Speciality Design:  There are Playbill credits for Projections, Special Effects, Illusion Design in this production, and each played a huge part in this technically updated production - from levitating the witch, to illuminating her sceptre, to the effects on the wolves' costumes, to the puppetry styling of Milky White.  The production took the "maybe they're really magic" line to heart, as things zoomed in, came up through the floor and disappeared as quickly with a smooth rapidity heretofore unseen.  But the one effect that REALLY stood out for me was the tree at Cinderella's mother's grave, which morphed before our very eyes to reveal her mother's face in the leaves and bark of the tree.  Truly remarkable!  And even more chilling when she returns to the destroyed tree and nothing moves.  Sad, abrupt, lonely, and sad.  It made the original's effect, live woman behind a scrim hole in a tree seem downright old school.

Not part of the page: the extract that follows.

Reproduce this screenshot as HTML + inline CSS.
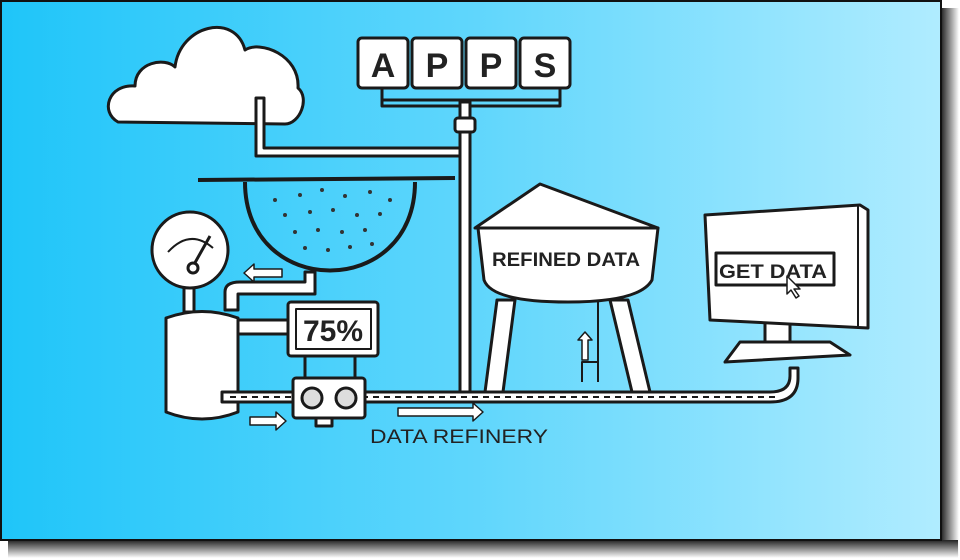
<!DOCTYPE html>
<html><head><meta charset="utf-8"><style>
html,body{margin:0;padding:0;background:#fff;width:960px;height:560px;overflow:hidden}
svg{display:block}
text{font-family:"Liberation Sans",sans-serif;font-weight:bold;fill:#222}
</style></head><body>
<svg width="960" height="560" viewBox="0 0 960 560" xmlns="http://www.w3.org/2000/svg">
<defs>
<linearGradient id="bg" x1="0" x2="1" y1="0" y2="0">
<stop offset="0" stop-color="#1fc5f9"/><stop offset="0.5" stop-color="#5fd6fc"/><stop offset="1" stop-color="#b0ecff"/>
</linearGradient>
<linearGradient id="sh" x1="0" x2="1"><stop offset="0" stop-color="#222"/><stop offset="1" stop-color="#fff"/></linearGradient>
<linearGradient id="shb" x1="0" x2="0" y1="0" y2="1"><stop offset="0" stop-color="#222"/><stop offset="1" stop-color="#fff"/></linearGradient>
</defs>
<rect x="941" y="8" width="18" height="548" fill="url(#sh)"/>
<rect x="8" y="540" width="950" height="18" fill="url(#shb)"/>
<rect x="1" y="1" width="940" height="539" fill="url(#bg)" stroke="#111" stroke-width="2"/>
<g stroke="#1a1a1a" stroke-width="3" fill="#fff" stroke-linejoin="round">
<path d="M118 122 C100 112 108 84 135 86 C135 62 165 57 175 67 C180 25 235 12 245 50 C260 40 300 55 298 88 C310 98 300 124 285 124 Z"/>
<path d="M264 98 v50 h200 v8 h-208 v-58 Z"/>
<path d="M382 88 v12 h178 v-12 M382 100 v6 h178 v-6" fill="none"/>
<rect x="460" y="102" width="10" height="290" />
<rect x="455" y="118" width="20" height="14" rx="3"/>
<rect x="358" y="38" width="50" height="50" rx="4"/>
<rect x="412" y="38" width="50" height="50" rx="4"/>
<rect x="466" y="38" width="50" height="50" rx="4"/>
<rect x="520" y="38" width="50" height="50" rx="4"/>
<path d="M198 180 L455 178" fill="none" stroke-width="4"/>
<path d="M245 182 C245 300 415 300 415 182" fill="none" stroke-width="4"/>
<rect x="184" y="282" width="10" height="30"/>
<circle cx="190" cy="250" r="38"/>
<path d="M168 252 Q190 228 213 248" fill="none" stroke-width="2"/>
<path d="M192 268 L210 236" fill="none"/>
<circle cx="193" cy="268" r="5"/>
<path d="M166 318 Q202 305 238 318 V412 Q202 426 166 412 Z"/>
<path d="M225 310 V292 Q225 282 240 282 H305 V272 h10 v22 H238 V310 Z"/>
<rect x="238" y="320" width="50" height="14"/>
<rect x="288" y="302" width="90" height="54" rx="3"/>
<rect x="296" y="309" width="75" height="40" fill="#fff" stroke-width="2"/>
<path d="M305 356 v22 M355 356 v22" fill="none"/>
<path d="M222 392 H770 Q790 392 790 376 V368 h8 v10 Q798 402 770 402 H222 Z"/>
<path d="M230 397 H780" fill="none" stroke-width="2" stroke-dasharray="6 5"/>
<rect x="293" y="378" width="72" height="40" rx="3"/>
<circle cx="312" cy="398" r="10" fill="#ddd"/>
<circle cx="346" cy="398" r="10" fill="#ddd"/>
<rect x="316" y="418" width="16" height="8"/>
<path d="M497 300 L485 392 h18 l12 -92 Z"/>
<path d="M610 300 L632 392 h18 l-22 -92 Z"/>
<path d="M540 184 L658 228 L475 228 Z"/>
<path d="M478 228 H658 L652 280 Q640 302 568 302 Q492 302 484 280 Z"/>
<path d="M598 302 v80 M582 382 v-20 h16" fill="none" stroke-width="2"/>
<path d="M765 320 h25 v22 h-25 Z"/>
<path d="M740 342 L830 342 L850 355 L725 362 Z"/>
<path d="M705 215 L860 205 L868 210 L868 328 L710 320 Z"/>
<path d="M858 206 L858 326" fill="none" stroke-width="2"/>
<rect x="716" y="253" width="118" height="32" fill="#fff" stroke-width="3"/>
<path d="M787 276 l0 18 l4 -4 l5 8 l3 -2 l-5 -7 l6 0 Z" stroke-width="1.5"/>
<path d="M282 269 h-28 v-5 l-10 9 l10 9 v-5 h28 Z" stroke-width="1.5"/>
<path d="M250 417 h26 v-5 l10 9 l-10 9 v-5 h-26 Z" stroke-width="1.5"/>
<path d="M398 408 h75 v-5 l10 9 l-10 9 v-5 h-75 Z" stroke-width="1.5"/>
<path d="M582 360 v-20 h-4 l7 -8 l7 8 h-4 v20 Z" stroke-width="1.5"/>
</g>
<g fill="#333">
<circle cx="275" cy="200" r="2"/><circle cx="300" cy="195" r="2"/><circle cx="322" cy="190" r="2"/><circle cx="345" cy="196" r="2"/><circle cx="370" cy="192" r="2"/><circle cx="390" cy="200" r="2"/>
<circle cx="285" cy="215" r="2"/><circle cx="310" cy="212" r="2"/><circle cx="333" cy="210" r="2"/><circle cx="357" cy="215" r="2"/><circle cx="380" cy="214" r="2"/>
<circle cx="295" cy="232" r="2"/><circle cx="318" cy="230" r="2"/><circle cx="342" cy="232" r="2"/><circle cx="365" cy="230" r="2"/>
<circle cx="305" cy="248" r="2"/><circle cx="328" cy="250" r="2"/><circle cx="350" cy="247" r="2"/><circle cx="372" cy="244" r="2"/>
</g>
<text x="383" y="77" font-size="34" text-anchor="middle">A</text>
<text x="437" y="77" font-size="34" text-anchor="middle">P</text>
<text x="491" y="77" font-size="34" text-anchor="middle">P</text>
<text x="545" y="77" font-size="34" text-anchor="middle">S</text>
<text x="333" y="341" font-size="30" text-anchor="middle">75%</text>
<text x="566" y="266" font-size="19" text-anchor="middle" textLength="148" lengthAdjust="spacingAndGlyphs">REFINED DATA</text>
<text x="773" y="278" font-size="19" text-anchor="middle" textLength="108" lengthAdjust="spacingAndGlyphs">GET DATA</text>
<text x="459" y="443" font-size="19" text-anchor="middle" style="font-weight:normal" textLength="178" lengthAdjust="spacingAndGlyphs">DATA REFINERY</text>
</svg>
</body></html>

I think that the biggest reason the revival of Into the Woods has such an impact on its place in Broadway history is because it embodies all of the shifts in public taste, behavior, and the advances in theatre technology all at once in one production.  The differences in the original and the revival are many - some work exceptionally well, others not so much - but perhaps because they were so relatively close together in time, this new production also serves as a reminder of how fast things change, even in the age old art form of theatre.